Hirnabszess
Synonyme: intrazerebraler Abszess, Encephalitis purulenta
Englisch: brain abscess
Definition
Ein Hirnabszess ist eine abgekapselte Entzündung des Gehirns, die durch Bakterien oder Fremdkörper ausgelöst wird und zum Untergang von Hirngewebe mit anschließender Gewebseinschmelzung führt.
Epidemiologie
Die Inzidenz des Hirnabszesses beträgt etwa 0,4 auf 100.000 Einwohner. Der Häufigkeitsgipfel liegt bei Kindern zwischen dem 4. und 7. Lebensjahr, bei Erwachsenen im 3. Lebensjahrzehnt.
Ätiopathogenese
Hinsichtlich ihrer Ätiologie und der Lokalisation unterscheidet man:
- fortgeleitete Hirnabszesse
- traumatisch bedingte Hirnabszesse
- hämatogene Hirnabszesse
Fortgeleitete Hirnabszesse
Sie sind mit ca. 30-60% die häufigsten intrazerebralen Abszesse und gehen von bakteriellen Entzündungen in den Pneumatisationsräumen aus, die der Schädelhöhle benachbart sind. Typischerweise entstehen sie auf der Grundlage einer Otitis media, einer Mastoiditis oder einer Rhinosinusitis. Die solitären Abszessherde sind im Frontal- oder Temporallappen zu finden.

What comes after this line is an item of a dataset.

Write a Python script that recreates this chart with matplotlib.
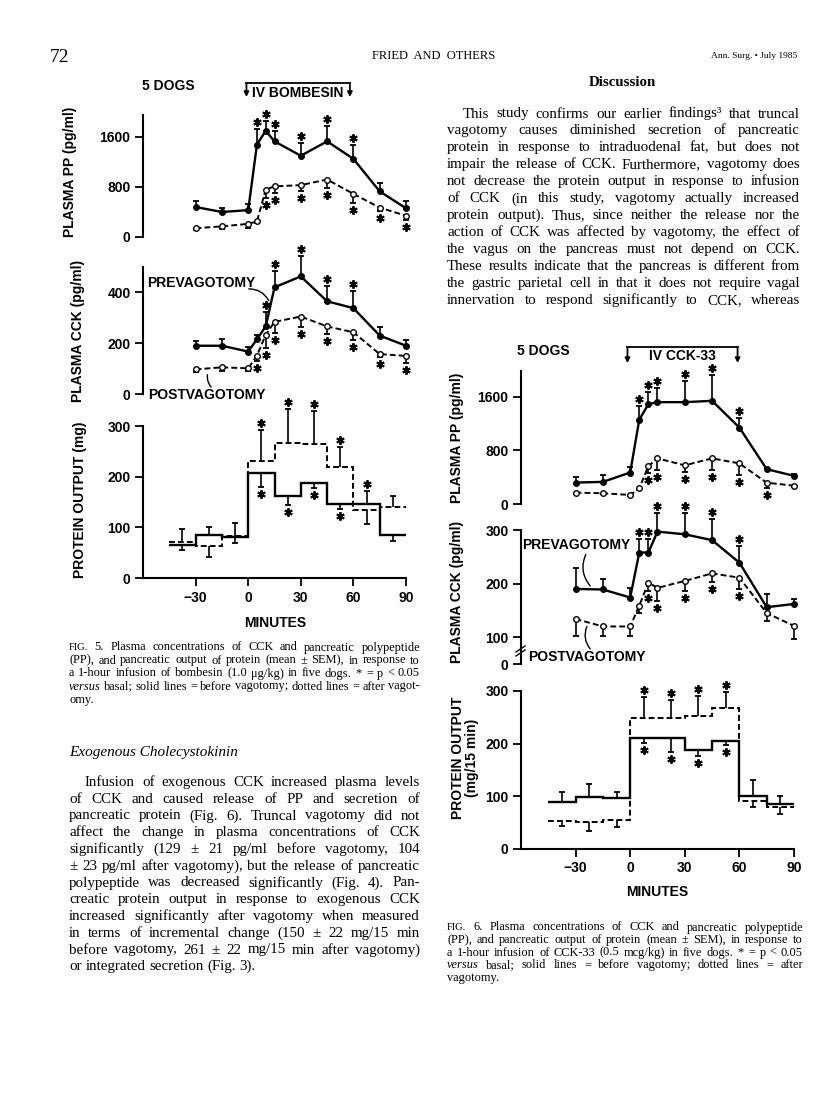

Traumatisch bedingte Hirnabszesse
Sie werden durch pyogene Erreger ausgelöst, die nach offenem Schädel-Hirn-Trauma (SHT) in das Hirnparenchym gelangen. Sie stellen mit ca. 20-30% die zweithäufigste Gruppe der Hirnabszesse dar. Zunächst entwickelt sich ein noch unorganisierter Frühabszess oder eine Hirnphlegmone. Der bekapselte Spätabszess kann sich noch nach einer Latenz von Jahren bis Jahrzehnten ausbilden.
Hämatogene Hirnabszesse
Sie sind häufig multipel und an der Mark-Rinden-Grenze zu finden. Die Erreger sind meist grampositive Kokken, die auf dem Blutweg (hämatogen) aus eitrigen Pneumonien, infizierten Bronchiektasen oder einer Endokarditis gestreut werden. Eine vorbestehender Immundefekt, oder eine Vorbehandlung mit Erreger-unwirksamen Antibiotika, erleichtert die Abszessentstehung.
Symptomatik
Die Symptomatik des Hirnabszesses ist sehr wechselhaft und abhängig von der Lokalisation des Herdes. Allgemeine Entzündungszeichen wie Fieber, Leukozytose und erhöhte BSG fehlen oftmals, obwohl die Patienten schwer krank wirken. Die Zusammenschau der Symptome in Verbindung mit neurologisch-psychischen Ausfällen, führt zur Verdachtsdiagnose.
In akuten Fällen breitet sich der Abszess und das umgebende Ödem schnell aus und führt zu folgender Symptomatik:
Chronische Abszesse entwickeln sich langsam und machen sich meist durch fokale Krampfanfälle und andere neurologische Herdsymptome wie Hemiparese und Hemianopsie bemerkbar, bevor sich ein Hirndruck entwickelt.
Diagnostik
Folgende Verfahren können zur Diagnosesicherung herangezogen werden:
- Computertomographie
- MRT mit Kontrastmittel: bildgebendes Verfahren der Wahl
- EEG
- Blutkultur
- Punktion, Drainage oder Exzision mit Erregernachweis
- Liquorpunktion: wenig sensitiv und bei raumfordernden Abszessen aufgrund der Gefahr einer zerebralen Einklemmung kontraindiziert.
Differentialdiagnose
Differentialdiagnostisch müssen ausgeschlossen werden:
- Gliome
- Hirnmetastasen
- Störungen der Blut-Hirn-Schranke
- Blutungen
- Sinusthrombose
- subdurales Empyem
Therapie
Ein noch nicht bekapselter oder unter 2,5 cm großer Hirnabszess kann konservativ mit Antibiotika behandelt werden. In anderen Fällen ist die neurochirurgische Intervention indiziert. Das begleitende Hirnödem kann mit Kortikosteroiden behandelt werden. Eine prophylaktische Gabe von Antiepileptika wird aufgrund fehlender Datenlage derzeit (2021) nicht empfohlen.
Prognose
Die Letalität bei akuten Abszessen beträgt etwa 20%, bei chronischen Abszessen 10%.